The status of the primary client application connectivity remains intact.

Primary Market Segment Gateway Failure

If the primary Market Segment Gateway Gateway fails, then the Exhange fault tolerance mechanism initiates fail-over by electing the backup Market Segment Gateway to assume the primary role. The client application connected to this newly chosen Market Segment Gateway must act as the primary for the client application FT Group. The client application is notified to become primary by examining the value of NextSeqNo in the Sequence message, which will change from zero to a non-zero value and the FaultToleranceIndicator=1 (primary).

Customer can re-establish a previous FIXP session (same UUID) after reconnecting to this new primary Market Segment Gateway without further negotiation, which ensures that the sequence numbers will continue.
Customer may also negotiate and establish a new session with the a new UUID after reconnecting and this resets the sequence numbers back to 1 both ways (customer to CME and CME to customer).

Backup Market Segment Gateway Failure

If a backup Market Segment Gateway fails, it will be restored to working status by market operations.

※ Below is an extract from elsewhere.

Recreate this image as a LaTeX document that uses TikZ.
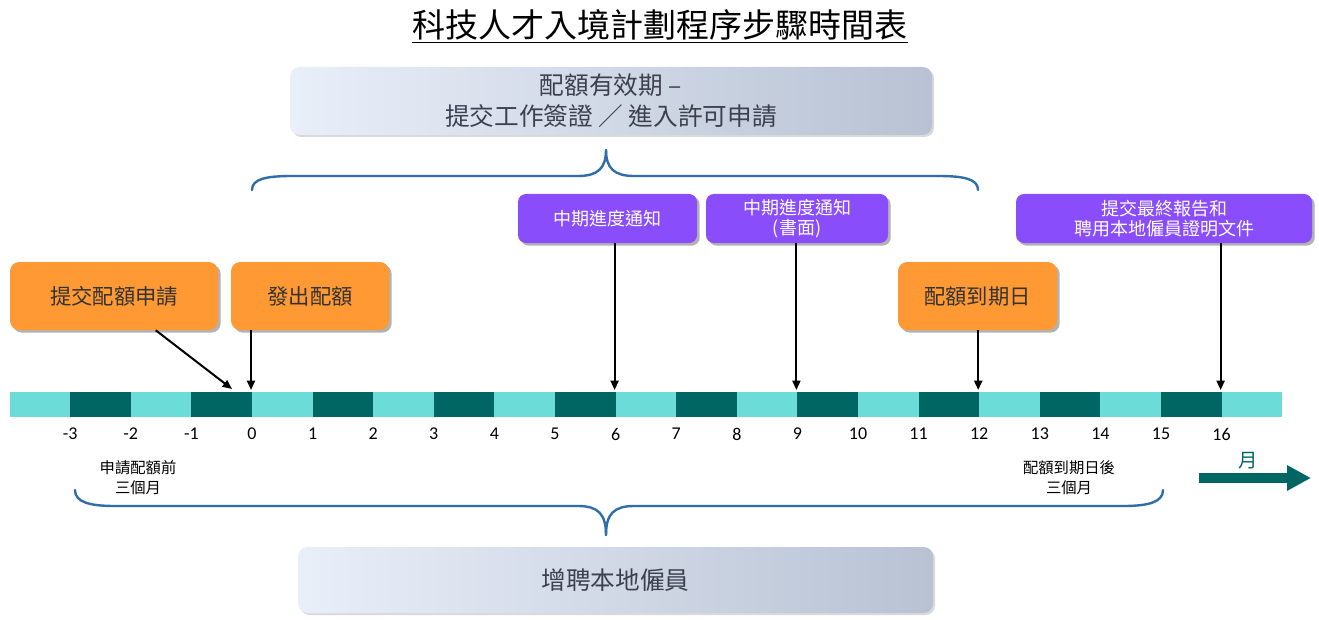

The failure of a backup component will not affect the primary connection state.
The failed backup MSGW is restored.

For active-active fault tolerance, the backup client application must again re-establish the same session (same UUID) connection to this restored backup Market Segment Gateway to maintain a backup. The status of the primary client application connectivity remains intact.

Network Failure

In the event of network failure, iLink handles socket exceptions that are thrown for network error conditions (i.e., loss of TCP/IP connectivity between the client application and the iLink Gateway). When this happens, iLink designates the primary content stream as failed and initiates the failover.

Duplicate Session Connection Attempts

Client system cannot make a duplicate TCP connection to iLink.